The possibilities go deeper than voice communication. Connecting first responders to the internet, they reasoned, would open up all sorts of possibilities. They spoke of putting Fitbit-like devices on firefighters’ wrists, which would let a firefighter working from a remote location monitor other firefighters’ vital signs. Firefighters might even wear body cameras, Morley said, noting there is “all this situational awareness capability” to the technology. People at a command post could act as a “mission control” operator or a control tower operator.
Use Public Safety Network
The team at Assured Wireless wants to create a wireless hotspot, something that Morley called “MiFi on steroids” (borrowing the name of the product marketed by San Diego’s Novatel Wireless.)
It would work this way: A firefighter’s personal device could connect to a nearby Assured Wireless hotspot using Wi-Fi. The hotspot would then act as a middleman, connecting multiple firefighters to the wireless telecom network using 4G LTE wireless technology.
The device would tap into the nationwide FirstNet public safety network, which AT&T Inc. (NYSE: T) recently received the contract to run. The 4G LTE wireless network was created as a response to the communication problems that surfaced during the Sept. 11 terrorist attacks. Regulators have given companies in the public safety network permission to operate their devices with six times the power of the garden-variety cellphone.

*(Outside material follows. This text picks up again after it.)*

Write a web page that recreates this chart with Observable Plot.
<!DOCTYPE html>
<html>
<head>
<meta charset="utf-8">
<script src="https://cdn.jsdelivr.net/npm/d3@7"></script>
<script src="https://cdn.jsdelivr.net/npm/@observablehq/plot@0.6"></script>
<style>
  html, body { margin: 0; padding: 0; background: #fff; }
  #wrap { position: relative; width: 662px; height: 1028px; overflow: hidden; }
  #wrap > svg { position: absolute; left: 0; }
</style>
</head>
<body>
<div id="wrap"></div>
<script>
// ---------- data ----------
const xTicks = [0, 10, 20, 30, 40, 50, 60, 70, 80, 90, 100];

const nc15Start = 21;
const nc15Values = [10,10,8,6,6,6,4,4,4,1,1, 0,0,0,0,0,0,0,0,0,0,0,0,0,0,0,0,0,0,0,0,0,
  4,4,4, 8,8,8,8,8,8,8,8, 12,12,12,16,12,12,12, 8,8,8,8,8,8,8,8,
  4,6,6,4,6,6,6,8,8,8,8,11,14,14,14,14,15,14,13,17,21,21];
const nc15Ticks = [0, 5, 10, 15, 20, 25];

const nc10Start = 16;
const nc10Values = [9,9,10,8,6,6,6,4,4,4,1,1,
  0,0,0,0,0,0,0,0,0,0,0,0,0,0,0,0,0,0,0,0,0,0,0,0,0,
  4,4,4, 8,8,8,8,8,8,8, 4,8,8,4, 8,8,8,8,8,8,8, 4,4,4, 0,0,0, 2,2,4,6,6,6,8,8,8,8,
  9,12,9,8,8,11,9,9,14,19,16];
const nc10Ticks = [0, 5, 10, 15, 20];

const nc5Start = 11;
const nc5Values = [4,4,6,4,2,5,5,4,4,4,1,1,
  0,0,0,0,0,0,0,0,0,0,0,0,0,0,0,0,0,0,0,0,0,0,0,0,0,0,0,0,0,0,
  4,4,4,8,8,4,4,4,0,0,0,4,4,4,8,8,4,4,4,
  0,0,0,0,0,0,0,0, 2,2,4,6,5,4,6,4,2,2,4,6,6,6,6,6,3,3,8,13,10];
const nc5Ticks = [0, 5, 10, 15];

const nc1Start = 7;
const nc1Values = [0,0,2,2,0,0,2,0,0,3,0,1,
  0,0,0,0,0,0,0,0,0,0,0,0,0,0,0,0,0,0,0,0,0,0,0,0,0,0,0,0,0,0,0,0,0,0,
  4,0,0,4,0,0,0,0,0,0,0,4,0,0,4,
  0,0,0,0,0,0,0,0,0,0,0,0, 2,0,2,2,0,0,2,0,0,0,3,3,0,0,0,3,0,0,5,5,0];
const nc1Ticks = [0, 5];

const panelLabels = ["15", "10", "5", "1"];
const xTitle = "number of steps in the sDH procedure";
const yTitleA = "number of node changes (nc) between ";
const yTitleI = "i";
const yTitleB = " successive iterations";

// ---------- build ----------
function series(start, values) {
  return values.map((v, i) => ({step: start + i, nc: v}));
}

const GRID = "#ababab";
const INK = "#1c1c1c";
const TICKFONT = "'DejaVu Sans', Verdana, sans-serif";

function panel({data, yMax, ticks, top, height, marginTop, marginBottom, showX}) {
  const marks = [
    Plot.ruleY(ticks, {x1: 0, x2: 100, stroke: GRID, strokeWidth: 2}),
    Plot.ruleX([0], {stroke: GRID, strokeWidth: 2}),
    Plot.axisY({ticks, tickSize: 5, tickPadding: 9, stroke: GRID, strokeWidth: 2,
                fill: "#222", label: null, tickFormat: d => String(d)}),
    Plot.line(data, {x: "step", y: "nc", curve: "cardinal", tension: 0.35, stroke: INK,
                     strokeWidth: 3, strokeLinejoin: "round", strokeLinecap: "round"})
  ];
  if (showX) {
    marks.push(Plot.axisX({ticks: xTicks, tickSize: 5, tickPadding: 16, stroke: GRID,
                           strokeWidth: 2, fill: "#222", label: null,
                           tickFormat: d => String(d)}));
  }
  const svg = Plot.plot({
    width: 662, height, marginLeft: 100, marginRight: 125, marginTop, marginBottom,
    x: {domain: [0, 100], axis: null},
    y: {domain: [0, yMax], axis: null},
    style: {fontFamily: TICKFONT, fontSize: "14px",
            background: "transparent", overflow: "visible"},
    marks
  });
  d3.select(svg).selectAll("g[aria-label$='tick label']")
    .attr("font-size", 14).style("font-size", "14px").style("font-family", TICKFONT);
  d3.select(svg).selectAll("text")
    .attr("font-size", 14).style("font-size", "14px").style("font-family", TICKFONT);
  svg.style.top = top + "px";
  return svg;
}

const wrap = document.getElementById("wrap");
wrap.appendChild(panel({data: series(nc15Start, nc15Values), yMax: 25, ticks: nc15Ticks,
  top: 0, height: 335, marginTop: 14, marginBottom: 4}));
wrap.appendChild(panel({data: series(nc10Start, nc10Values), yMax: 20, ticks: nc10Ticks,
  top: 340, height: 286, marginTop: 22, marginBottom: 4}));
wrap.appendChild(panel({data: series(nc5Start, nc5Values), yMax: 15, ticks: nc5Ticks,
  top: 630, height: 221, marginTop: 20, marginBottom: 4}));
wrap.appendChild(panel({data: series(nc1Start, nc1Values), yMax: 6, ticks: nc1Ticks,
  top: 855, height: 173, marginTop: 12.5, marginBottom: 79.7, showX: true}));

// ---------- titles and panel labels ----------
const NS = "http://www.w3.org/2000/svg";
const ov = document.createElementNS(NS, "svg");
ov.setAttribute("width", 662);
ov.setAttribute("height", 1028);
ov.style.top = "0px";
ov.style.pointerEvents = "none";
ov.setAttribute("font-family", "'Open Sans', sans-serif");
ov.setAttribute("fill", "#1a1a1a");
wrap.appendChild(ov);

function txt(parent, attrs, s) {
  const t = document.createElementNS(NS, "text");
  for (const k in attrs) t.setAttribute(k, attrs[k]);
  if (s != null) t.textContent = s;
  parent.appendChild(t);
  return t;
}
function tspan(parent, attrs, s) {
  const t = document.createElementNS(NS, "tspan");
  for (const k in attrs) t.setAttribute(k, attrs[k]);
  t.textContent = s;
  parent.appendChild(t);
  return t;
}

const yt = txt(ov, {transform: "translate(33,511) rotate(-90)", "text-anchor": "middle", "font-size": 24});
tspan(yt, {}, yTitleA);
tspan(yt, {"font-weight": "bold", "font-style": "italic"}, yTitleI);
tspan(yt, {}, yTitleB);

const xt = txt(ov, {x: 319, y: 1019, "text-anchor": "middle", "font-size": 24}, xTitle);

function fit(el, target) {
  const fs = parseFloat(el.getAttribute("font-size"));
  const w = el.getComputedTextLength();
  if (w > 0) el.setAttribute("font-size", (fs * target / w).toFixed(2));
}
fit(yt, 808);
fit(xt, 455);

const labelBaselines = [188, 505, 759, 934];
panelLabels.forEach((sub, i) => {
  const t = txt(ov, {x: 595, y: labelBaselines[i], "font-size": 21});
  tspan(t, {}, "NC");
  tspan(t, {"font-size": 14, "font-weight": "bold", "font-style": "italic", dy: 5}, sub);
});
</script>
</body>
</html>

Operating with six times the power, the technology could readily penetrate hard-to-reach places such as big buildings or rural areas, Assured Wireless executives said.
Cutting the Bulk
The company has built some test units from commercially available parts. A unit on display at their office is about the size of a large loose-leaf notebook. Five antennas for Wi-Fi and 4G wireless stick out of one end. While it works, it’s much too big and bulky for what Assured Wireless wants.
The challenge now is to reduce the electronics to a size just a little bigger than a deck of playing cards.
Assured Wireless was accepted into the EvoNexus incubator in November. Its partners are now seeking $750,000 to build a prototype device. Their goal is to graduate from EvoNexus, perhaps in the first quarter of 2018, after they have scraped together a second round of funding (up to $3 million) to build next-generation devices.
The beauty of going to market with a hotspot, Bilotta said, is that public safety agencies can use it with their handy talkies or whatever other end devices they use now.
Assured Wireless would eventually like to create a chip for LTE smartphones, but that’s not a near-term goal.
The core team already has hardware engineering and systems engineering talent. Assured Wireless plans to hire a software lead soon. Bilotta and Morley said they eventually will need help in mechanical engineering and industrial design.
The people behind Assured Wireless are not young Turks, but they came from a company synonymous with startups. Bilotta and Morley met at Linkabit, the iconic tech company founded by Irwin Jacobs and Andrew Viterbi. Morley was employee No. 10 at the founders’ next venture, which was Qualcomm Inc. (Nasdaq: QCOM).
Bilotta has been part of eight startups during his career.
“I think this is the first startup I’ve ever been a part of where people have not questioned the team,” he said with a grin.